-- BEGIN Collected data --

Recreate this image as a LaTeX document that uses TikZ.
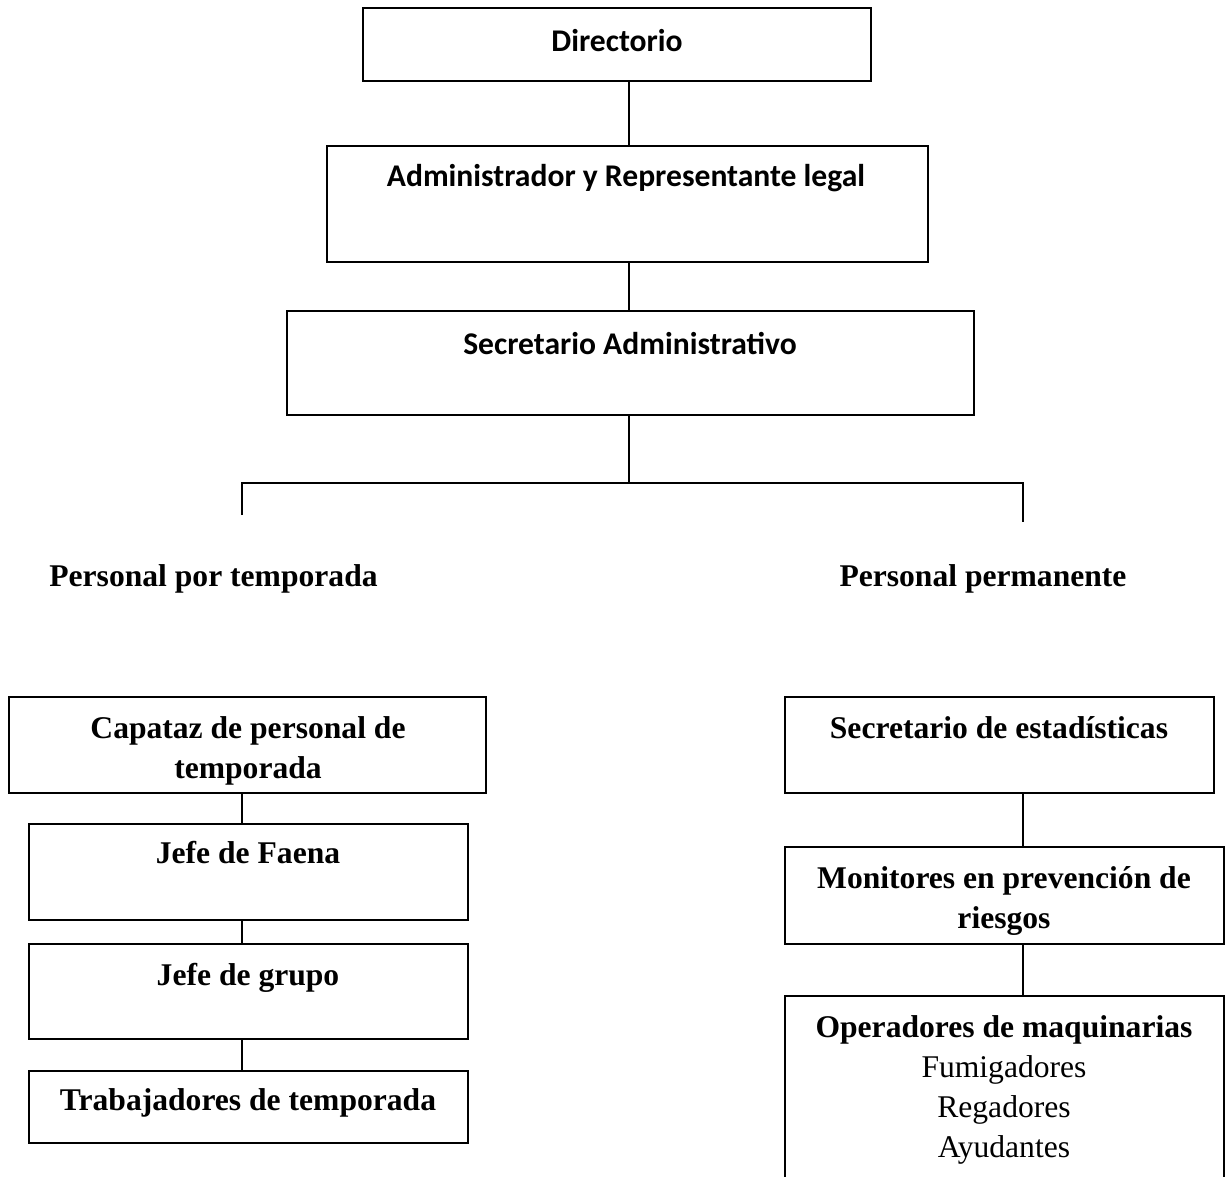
\documentclass[tikz,border=0pt]{standalone}
\usepackage{fontspec}
\setmainfont{Liberation Serif}
\newfontfamily\calibri{Carlito}
\usetikzlibrary{calc}

\tikzset{
  box/.style={draw, line width=0.9pt, inner sep=0pt},
  link/.style={line width=0.9pt},
  calbold/.style={font=\calibri\bfseries\fontsize{15.8}{20}\selectfont, anchor=base},
  tnrbold/.style={font=\bfseries\fontsize{15.8}{20}\selectfont, align=center, anchor=base},
  tnrplain/.style={font=\fontsize{15.8}{20}\selectfont, align=center, anchor=base},
}

\begin{document}
\begin{tikzpicture}[x=0.5pt, y=-0.5pt]
    \useasboundingbox (0,0) rectangle (1228,1177);
    \clip (0,0) rectangle (1228,1177);
    % Spine and column lines
    \coordinate (spine) at (629,0);
    \coordinate (colL) at (242,0);
    \coordinate (colR) at (1023,0);
    % Upper chain
    \node[box, minimum width=254pt, minimum height=36.5pt] (dir) at (617,44.5) {};
    \node[calbold] (dirt) at (617,52) {Directorio};
    \node[box, minimum width=300.5pt, minimum height=58pt] (adm) at (627.5,204) {};
    \node[calbold] (admt) at (626,187) {Administrador y Representante legal};
    \node[box, minimum width=343.5pt, minimum height=52pt] (sec) at (630.5,363) {};
    \node[calbold] (sect) at (630,354) {Secretario Administrativo};
    \draw[link] (dir.south -| spine) -- (adm.north -| spine);
    \draw[link] (adm.south -| spine) -- (sec.north -| spine);
    % Branching bar
    \coordinate (bus) at (629,483);
    \coordinate (busl) at (242,483);
    \coordinate (busr) at (1023,483);
    \coordinate (dropl) at (242,515);
    \coordinate (dropr) at (1023,522);
    \draw[link] (sec.south -| spine) -- (bus);
    \draw[link] (dropl) -- (busl) -- (busr) -- (dropr);
    % Group headings
    \node[tnrbold] (tmp) at (213.5,586) {Personal por temporada};
    \node[tnrbold] (perm) at (983,586) {Personal permanente};
    % Left column
    \node[box, minimum width=238.5pt, minimum height=48pt] (cap) at (247.5,745) {};
    \node[tnrbold] (capt) at (248,778) {Capataz de personal de\\temporada};
    \node[box, minimum width=219.5pt, minimum height=48pt] (fae) at (248.5,872) {};
    \node[tnrbold] (faet) at (248,863) {Jefe de Faena};
    \node[box, minimum width=219.5pt, minimum height=47.5pt] (gru) at (248.5,991.5) {};
    \node[tnrbold] (grut) at (248,985) {Jefe de grupo};
    \node[box, minimum width=219.5pt, minimum height=36pt] (tra) at (248.5,1107) {};
    \node[tnrbold] (trat) at (248,1110) {Trabajadores de temporada};
    \draw[link] (cap.south -| colL) -- (fae.north -| colL);
    \draw[link] (fae.south -| colL) -- (gru.north -| colL);
    \draw[link] (gru.south -| colL) -- (tra.north -| colL);
    % Right column
    \node[box, minimum width=214.5pt, minimum height=48pt] (est) at (999.5,745) {};
    \node[tnrbold] (estt) at (999,738) {Secretario de estadísticas};
    \node[box, minimum width=219.5pt, minimum height=48.5pt] (mon) at (1004.5,895.5) {};
    \node[tnrbold] (mont) at (1004,928) {Monitores en prevención de\\riesgos};
    \node[box, minimum width=219.5pt, minimum height=97pt] (ope) at (1004.5,1093) {};
    \node[tnrplain] (opet) at (1004,1157) {\textbf{Operadores de maquinarias}\\Fumigadores\\Regadores\\Ayudantes};
    \draw[link] (est.south -| colR) -- (mon.north -| colR);
    \draw[link] (mon.south -| colR) -- (ope.north -| colR);
\end{tikzpicture}
\end{document}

-- END Collected data --

Exercise instructions. Without the images, write out each line of the data verbatim.

Finished task.
Recreate this image as a LaTeX document that uses TikZ.
\documentclass[tikz,border=0pt]{standalone}
\usepackage{fontspec}
\setmainfont{Liberation Serif}
\newfontfamily\calibri{Carlito}
\usetikzlibrary{calc}

\tikzset{
  box/.style={draw, line width=0.9pt, inner sep=0pt},
  link/.style={line width=0.9pt},
  calbold/.style={font=\calibri\bfseries\fontsize{15.8}{20}\selectfont, anchor=base},
  tnrbold/.style={font=\bfseries\fontsize{15.8}{20}\selectfont, align=center, anchor=base},
  tnrplain/.style={font=\fontsize{15.8}{20}\selectfont, align=center, anchor=base},
}

\begin{document}
\begin{tikzpicture}[x=0.5pt, y=-0.5pt]
    \useasboundingbox (0,0) rectangle (1228,1177);
    \clip (0,0) rectangle (1228,1177);
    % Spine and column lines
    \coordinate (spine) at (629,0);
    \coordinate (colL) at (242,0);
    \coordinate (colR) at (1023,0);
    % Upper chain
    \node[box, minimum width=254pt, minimum height=36.5pt] (dir) at (617,44.5) {};
    \node[calbold] (dirt) at (617,52) {Directorio};
    \node[box, minimum width=300.5pt, minimum height=58pt] (adm) at (627.5,204) {};
    \node[calbold] (admt) at (626,187) {Administrador y Representante legal};
    \node[box, minimum width=343.5pt, minimum height=52pt] (sec) at (630.5,363) {};
    \node[calbold] (sect) at (630,354) {Secretario Administrativo};
    \draw[link] (dir.south -| spine) -- (adm.north -| spine);
    \draw[link] (adm.south -| spine) -- (sec.north -| spine);
    % Branching bar
    \coordinate (bus) at (629,483);
    \coordinate (busl) at (242,483);
    \coordinate (busr) at (1023,483);
    \coordinate (dropl) at (242,515);
    \coordinate (dropr) at (1023,522);
    \draw[link] (sec.south -| spine) -- (bus);
    \draw[link] (dropl) -- (busl) -- (busr) -- (dropr);
    % Group headings
    \node[tnrbold] (tmp) at (213.5,586) {Personal por temporada};
    \node[tnrbold] (perm) at (983,586) {Personal permanente};
    % Left column
    \node[box, minimum width=238.5pt, minimum height=48pt] (cap) at (247.5,745) {};
    \node[tnrbold] (capt) at (248,778) {Capataz de personal de\\temporada};
    \node[box, minimum width=219.5pt, minimum height=48pt] (fae) at (248.5,872) {};
    \node[tnrbold] (faet) at (248,863) {Jefe de Faena};
    \node[box, minimum width=219.5pt, minimum height=47.5pt] (gru) at (248.5,991.5) {};
    \node[tnrbold] (grut) at (248,985) {Jefe de grupo};
    \node[box, minimum width=219.5pt, minimum height=36pt] (tra) at (248.5,1107) {};
    \node[tnrbold] (trat) at (248,1110) {Trabajadores de temporada};
    \draw[link] (cap.south -| colL) -- (fae.north -| colL);
    \draw[link] (fae.south -| colL) -- (gru.north -| colL);
    \draw[link] (gru.south -| colL) -- (tra.north -| colL);
    % Right column
    \node[box, minimum width=214.5pt, minimum height=48pt] (est) at (999.5,745) {};
    \node[tnrbold] (estt) at (999,738) {Secretario de estadísticas};
    \node[box, minimum width=219.5pt, minimum height=48.5pt] (mon) at (1004.5,895.5) {};
    \node[tnrbold] (mont) at (1004,928) {Monitores en prevención de\\riesgos};
    \node[box, minimum width=219.5pt, minimum height=97pt] (ope) at (1004.5,1093) {};
    \node[tnrplain] (opet) at (1004,1157) {\textbf{Operadores de maquinarias}\\Fumigadores\\Regadores\\Ayudantes};
    \draw[link] (est.south -| colR) -- (mon.north -| colR);
    \draw[link] (mon.south -| colR) -- (ope.north -| colR);
\end{tikzpicture}
\end{document}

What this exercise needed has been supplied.